- **PROBLEM TO SOLVE**
Report all lines from the entries below in which "file" appears.

Records with drawing code
** BEGIN **

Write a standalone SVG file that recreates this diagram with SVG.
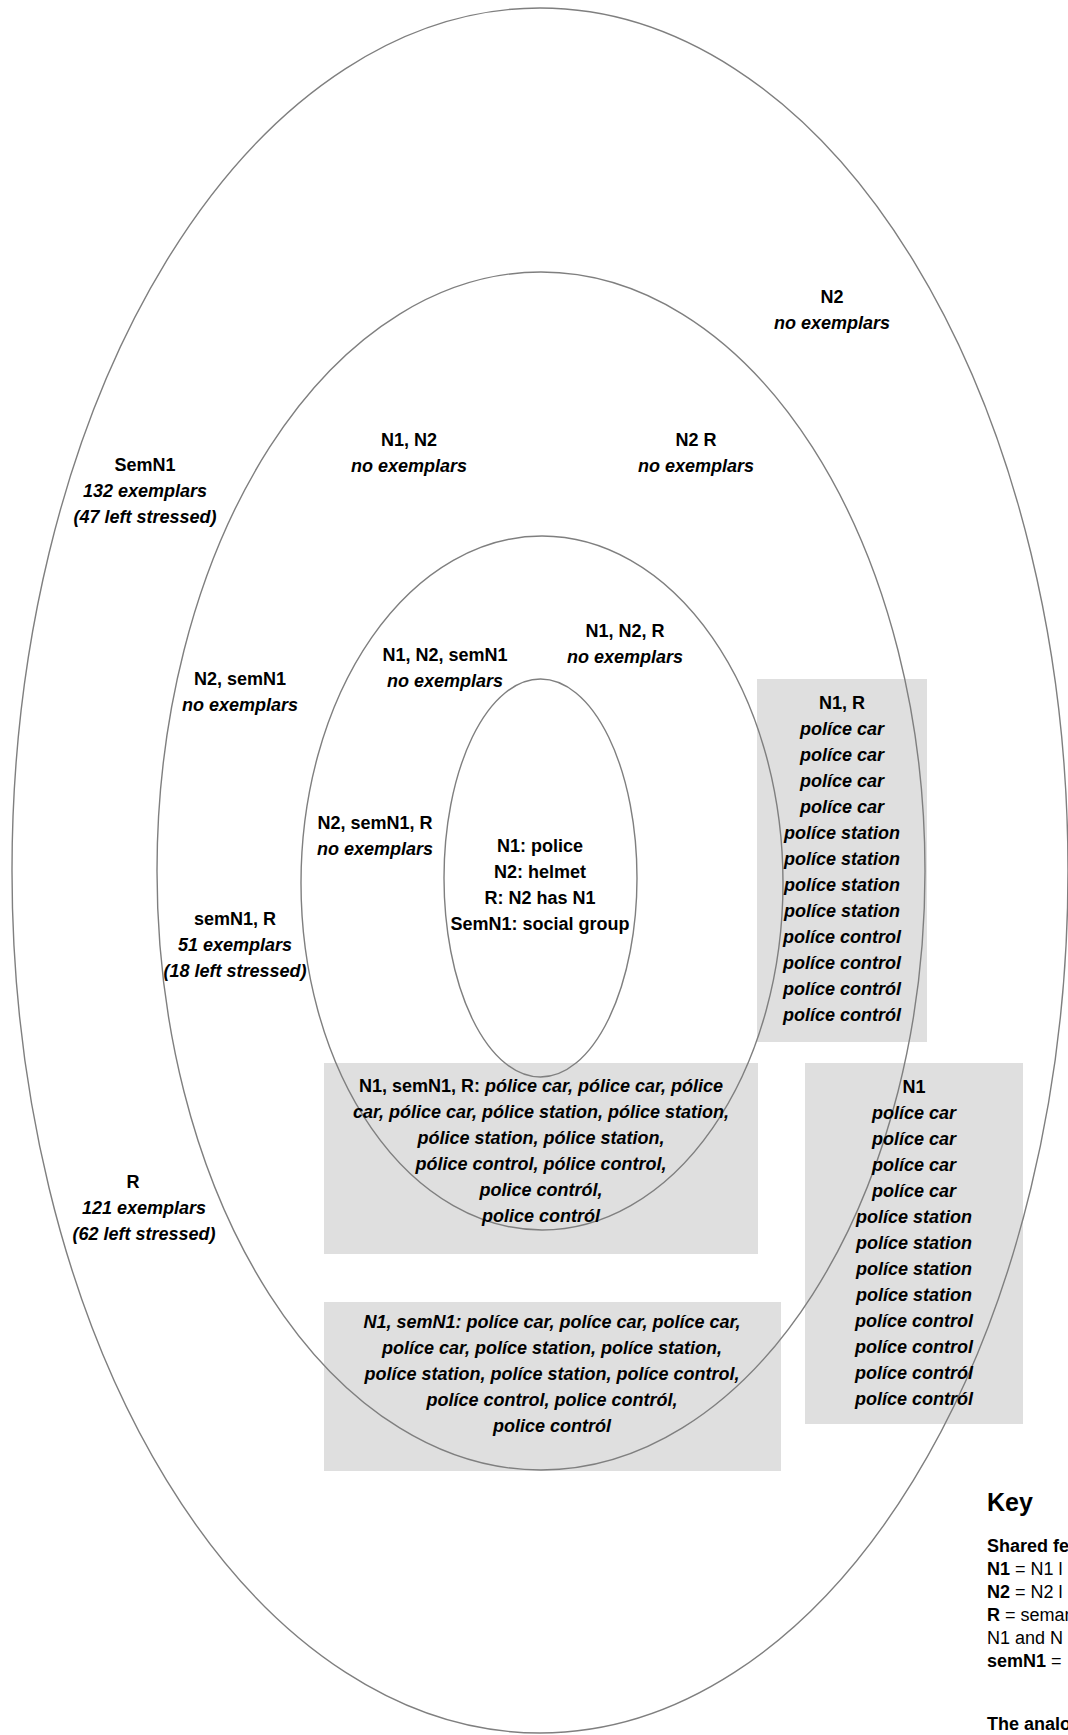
<svg xmlns="http://www.w3.org/2000/svg" width="1068" height="1735" viewBox="0 0 1068 1735">
<style>
.ring{fill:none;stroke:#7f7f7f;stroke-width:1.4}
.box{fill:#dfdfdf}
text{font-family:"Liberation Sans",Arial,sans-serif;font-size:18px;font-weight:bold;fill:#000;text-anchor:middle}
.i{font-style:italic}
.n{font-style:normal}
.key{text-anchor:start}
.r{font-weight:normal}
</style>
<rect width="1068" height="1735" fill="#fff"/>
<g id="boxes">
<rect class="box" x="757" y="679" width="170" height="363"/>
<rect class="box" x="805" y="1063" width="218" height="361"/>
<rect class="box" x="324" y="1063" width="434" height="191"/>
<rect class="box" x="324" y="1302" width="457" height="169"/>
</g>
<g id="connectors">
<ellipse id="ring-outer" class="ring" cx="540" cy="870.5" rx="528" ry="862.5"/>
<ellipse id="ring-middle" class="ring" cx="541" cy="871" rx="384" ry="599"/>
<ellipse id="ring-third" class="ring" cx="542" cy="883" rx="241" ry="347"/>
<ellipse id="ring-inner" class="ring" cx="540.5" cy="878" rx="96.5" ry="199"/>
</g>
<g id="node-N2">
<text x="832" y="303">N2</text>
<text class="i" x="832" y="329">no exemplars</text>
</g>
<g id="node-SemN1">
<text x="145" y="471">SemN1</text>
<text class="i" x="145" y="497">132 exemplars</text>
<text class="i" x="145" y="523">(47 left stressed)</text>
</g>
<g id="node-N1-N2">
<text x="409" y="446">N1, N2</text>
<text class="i" x="409" y="472">no exemplars</text>
</g>
<g id="node-N2-R">
<text x="696" y="446">N2 R</text>
<text class="i" x="696" y="472">no exemplars</text>
</g>
<g id="node-N1-N2-semN1">
<text x="445" y="661">N1, N2, semN1</text>
<text class="i" x="445" y="687">no exemplars</text>
</g>
<g id="node-N1-N2-R">
<text x="625" y="637">N1, N2, R</text>
<text class="i" x="625" y="663">no exemplars</text>
</g>
<g id="node-N2-semN1">
<text x="240" y="685">N2, semN1</text>
<text class="i" x="240" y="711">no exemplars</text>
</g>
<g id="node-N2-semN1-R">
<text x="375" y="829">N2, semN1, R</text>
<text class="i" x="375" y="855">no exemplars</text>
</g>
<g id="node-semN1-R">
<text x="235" y="925">semN1, R</text>
<text class="i" x="235" y="951">51 exemplars</text>
<text class="i" x="235" y="977">(18 left stressed)</text>
</g>
<g id="node-R">
<text x="133" y="1188">R</text>
<text class="i" x="144" y="1214">121 exemplars</text>
<text class="i" x="144" y="1240">(62 left stressed)</text>
</g>
<g id="node-centre">
<text x="540" y="852">N1: police</text>
<text x="540" y="878">N2: helmet</text>
<text x="540" y="904">R: N2 has N1</text>
<text x="540" y="930">SemN1: social group</text>
</g>
<g id="node-N1-R">
<text x="842" y="709">N1, R</text>
<text class="i" x="842" y="735">políce car</text>
<text class="i" x="842" y="761">políce car</text>
<text class="i" x="842" y="787">políce car</text>
<text class="i" x="842" y="813">políce car</text>
<text class="i" x="842" y="839">políce station</text>
<text class="i" x="842" y="865">políce station</text>
<text class="i" x="842" y="891">políce station</text>
<text class="i" x="842" y="917">políce station</text>
<text class="i" x="842" y="943">políce control</text>
<text class="i" x="842" y="969">políce control</text>
<text class="i" x="842" y="995">políce contról</text>
<text class="i" x="842" y="1021">políce contról</text>
</g>
<g id="node-N1">
<text x="914" y="1093">N1</text>
<text class="i" x="914" y="1119">políce car</text>
<text class="i" x="914" y="1145">políce car</text>
<text class="i" x="914" y="1171">políce car</text>
<text class="i" x="914" y="1197">políce car</text>
<text class="i" x="914" y="1223">políce station</text>
<text class="i" x="914" y="1249">políce station</text>
<text class="i" x="914" y="1275">políce station</text>
<text class="i" x="914" y="1301">políce station</text>
<text class="i" x="914" y="1327">políce control</text>
<text class="i" x="914" y="1353">políce control</text>
<text class="i" x="914" y="1379">políce contról</text>
<text class="i" x="914" y="1405">políce contról</text>
</g>
<g id="node-N1-semN1-R">
<text x="541" y="1092"><tspan class="n">N1, semN1, R: </tspan><tspan class="i">pólice car, pólice car, pólice</tspan></text>
<text class="i" x="541" y="1118">car, pólice car, pólice station, pólice station,</text>
<text class="i" x="541" y="1144">pólice station, pólice station,</text>
<text class="i" x="541" y="1170">pólice control, pólice control,</text>
<text class="i" x="541" y="1196">police contról,</text>
<text class="i" x="541" y="1222">police contról</text>
</g>
<g id="node-N1-semN1">
<text class="i" x="552" y="1328">N1, semN1: políce car, políce car, políce car,</text>
<text class="i" x="552" y="1354">políce car, políce station, políce station,</text>
<text class="i" x="552" y="1380">políce station, políce station, políce control,</text>
<text class="i" x="552" y="1406">políce control, police contról,</text>
<text class="i" x="552" y="1432">police contról</text>
</g>
<g id="key">
<text class="key" x="987" y="1511" style="font-size:25px">Key</text>
<text class="key" x="987" y="1552">Shared fe</text>
<text class="key" x="987" y="1575">N1<tspan class="r"> = N1 l</tspan></text>
<text class="key" x="987" y="1598">N2<tspan class="r"> = N2 l</tspan></text>
<text class="key" x="987" y="1621">R<tspan class="r"> = seman</tspan></text>
<text class="key r" x="987" y="1644">N1 and N</text>
<text class="key" x="987" y="1667">semN1<tspan class="r"> =</tspan></text>
<text class="key" x="987" y="1730">The analo</text>
</g>
</svg>
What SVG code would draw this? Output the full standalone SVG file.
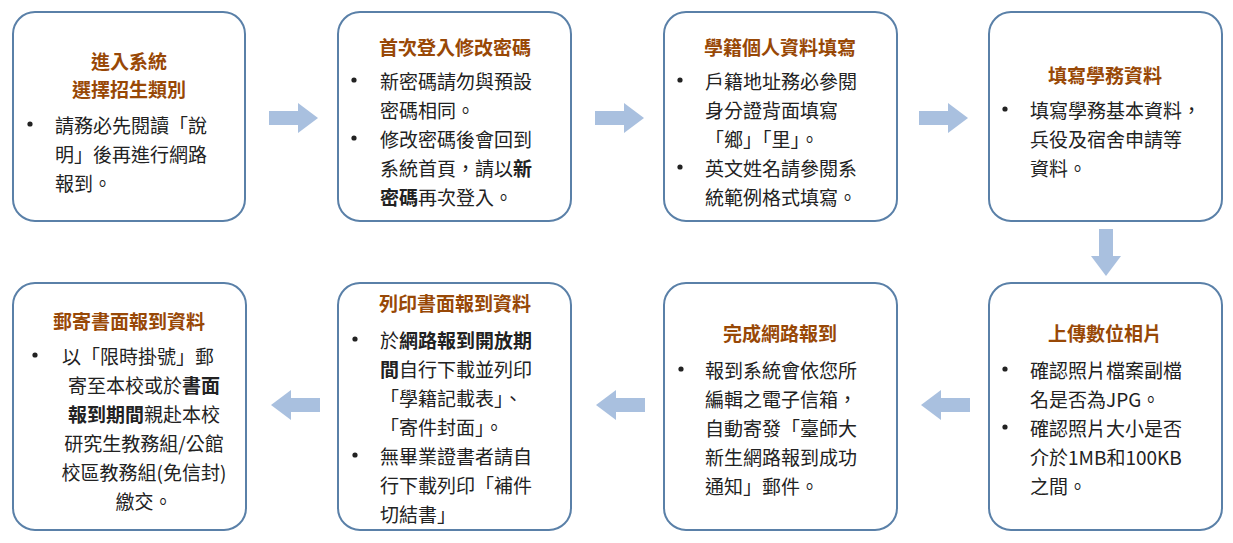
<svg xmlns="http://www.w3.org/2000/svg" width="1233" height="543" viewBox="0 0 1233 543">
<style>
.box{fill:#fff;stroke:#5a80a8;stroke-width:2}
text{font-family:"Noto Sans CJK TC","Noto Sans CJK SC",sans-serif;font-size:19px;fill:#222;dominant-baseline:central}
.t{font-weight:bold;fill:#984806;font-size:19px;text-anchor:middle}
.c{text-anchor:middle}
.b{font-weight:bold}
.d{fill:#222}
.arr{fill:#a9c0df}
</style>
<defs><circle id="dot" r="2.6" class="d"/></defs>
<rect width="1233" height="543" fill="#fff"/>
<g id="connectors">
<polygon class="arr" points="269,111 298,111 298,103 318,118 298,133 298,125 269,125"/>
<polygon class="arr" points="595,111 624,111 624,103 644,118 624,133 624,125 595,125"/>
<polygon class="arr" points="919,111 948,111 948,103 968,118 948,133 948,125 919,125"/>
<polygon class="arr" points="1099,229 1113,229 1113,256 1121,256 1106,276 1091,256 1099,256"/>
<polygon class="arr" points="970,398 941,398 941,390 921,405 941,420 941,412 970,412"/>
<polygon class="arr" points="645,398 616,398 616,390 596,405 616,420 616,412 645,412"/>
<polygon class="arr" points="320,398 291,398 291,390 271,405 291,420 291,412 320,412"/>
</g>
<g id="n1"><rect class="box" x="13" y="12" width="232" height="209" rx="22"/>
<text class="t" x="129" y="60">進入系統</text><text class="t" x="129" y="88">選擇招生類別</text>
<use href="#dot" x="30" y="124"/><text x="55" y="124">請務必先閱讀「說</text><text x="55" y="153">明」後再進行網路</text><text x="55" y="182">報到。</text></g>
<g id="n2"><rect class="box" x="338" y="12" width="233" height="209" rx="22"/>
<text class="t" x="455" y="46">首次登入修改密碼</text>
<use href="#dot" x="354" y="80"/><text x="380" y="80">新密碼請勿與預設</text><text x="380" y="109">密碼相同。</text>
<use href="#dot" x="354" y="138"/><text x="380" y="138">修改密碼後會回到</text><text x="380" y="167">系統首頁，請以<tspan class="b">新</tspan></text><text x="380" y="196"><tspan class="b">密碼</tspan>再次登入。</text></g>
<g id="n3"><rect class="box" x="664" y="12" width="233" height="209" rx="22"/>
<text class="t" x="780" y="46">學籍個人資料填寫</text>
<use href="#dot" x="680" y="80"/><text x="705" y="80">戶籍地址務必參閱</text><text x="705" y="109">身分證背面填寫</text><text x="705" y="138">「鄉」「里」。</text>
<use href="#dot" x="680" y="167"/><text x="705" y="167">英文姓名請參閱系</text><text x="705" y="196">統範例格式填寫。</text></g>
<g id="n4"><rect class="box" x="989" y="12" width="233" height="209" rx="22"/>
<text class="t" x="1105" y="74">填寫學務資料</text>
<use href="#dot" x="1005" y="109"/><text x="1030" y="109">填寫學務基本資料，</text><text x="1030" y="138">兵役及宿舍申請等</text><text x="1030" y="167">資料。</text></g>
<g id="n5"><rect class="box" x="989" y="283" width="233" height="247" rx="22"/>
<text class="t" x="1105" y="332">上傳數位相片</text>
<use href="#dot" x="1005" y="369"/><text x="1030" y="369">確認照片檔案副檔</text><text x="1030" y="398">名是否為JPG。</text>
<use href="#dot" x="1005" y="427"/><text x="1030" y="427">確認照片大小是否</text><text x="1030" y="456">介於1MB和100KB</text><text x="1030" y="485">之間。</text></g>
<g id="n6"><rect class="box" x="664" y="283" width="233" height="247" rx="22"/>
<text class="t" x="780" y="332">完成網路報到</text>
<use href="#dot" x="681" y="369"/><text x="705" y="369">報到系統會依您所</text><text x="705" y="398">編輯之電子信箱，</text><text x="705" y="427">自動寄發「臺師大</text><text x="705" y="456">新生網路報到成功</text><text x="705" y="485">通知」郵件。</text></g>
<g id="n7"><rect class="box" x="338" y="283" width="233" height="247" rx="22"/>
<text class="t" x="455" y="302">列印書面報到資料</text>
<use href="#dot" x="355" y="339"/><text x="380" y="339">於<tspan class="b">網路報到開放期</tspan></text><text x="380" y="368"><tspan class="b">間</tspan>自行下載並列印</text><text x="380" y="397">「學籍記載表」、</text><text x="380" y="426">「寄件封面」。</text>
<use href="#dot" x="355" y="455"/><text x="380" y="455">無畢業證書者請自</text><text x="380" y="484">行下載列印「補件</text><text x="380" y="513">切結書」</text></g>
<g id="n8"><rect class="box" x="13" y="283" width="233" height="247" rx="22"/>
<text class="t" x="129" y="320">郵寄書面報到資料</text>
<use href="#dot" x="35" y="355"/><text x="62" y="355">以「限時掛號」郵</text><text class="c" x="144" y="384">寄至本校或於<tspan class="b">書面</tspan></text><text class="c" x="144" y="413"><tspan class="b">報到期間</tspan>親赴本校</text><text class="c" x="144" y="442">研究生教務組/公館</text><text class="c" x="144" y="471">校區教務組(免信封)</text><text class="c" x="144" y="500">繳交。</text></g>
</svg>
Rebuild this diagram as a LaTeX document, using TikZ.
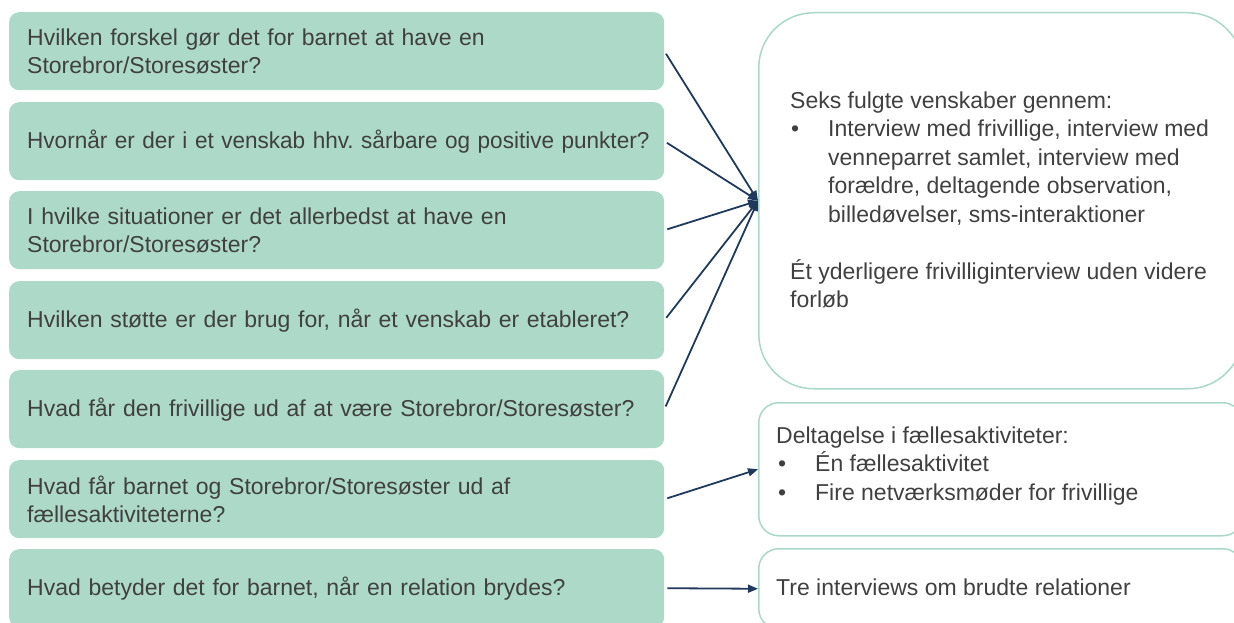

** END **

- **PROBLEM SOLUTION**
Write a standalone SVG file that recreates this diagram with SVG.
What SVG code would draw this? Output the full standalone SVG file.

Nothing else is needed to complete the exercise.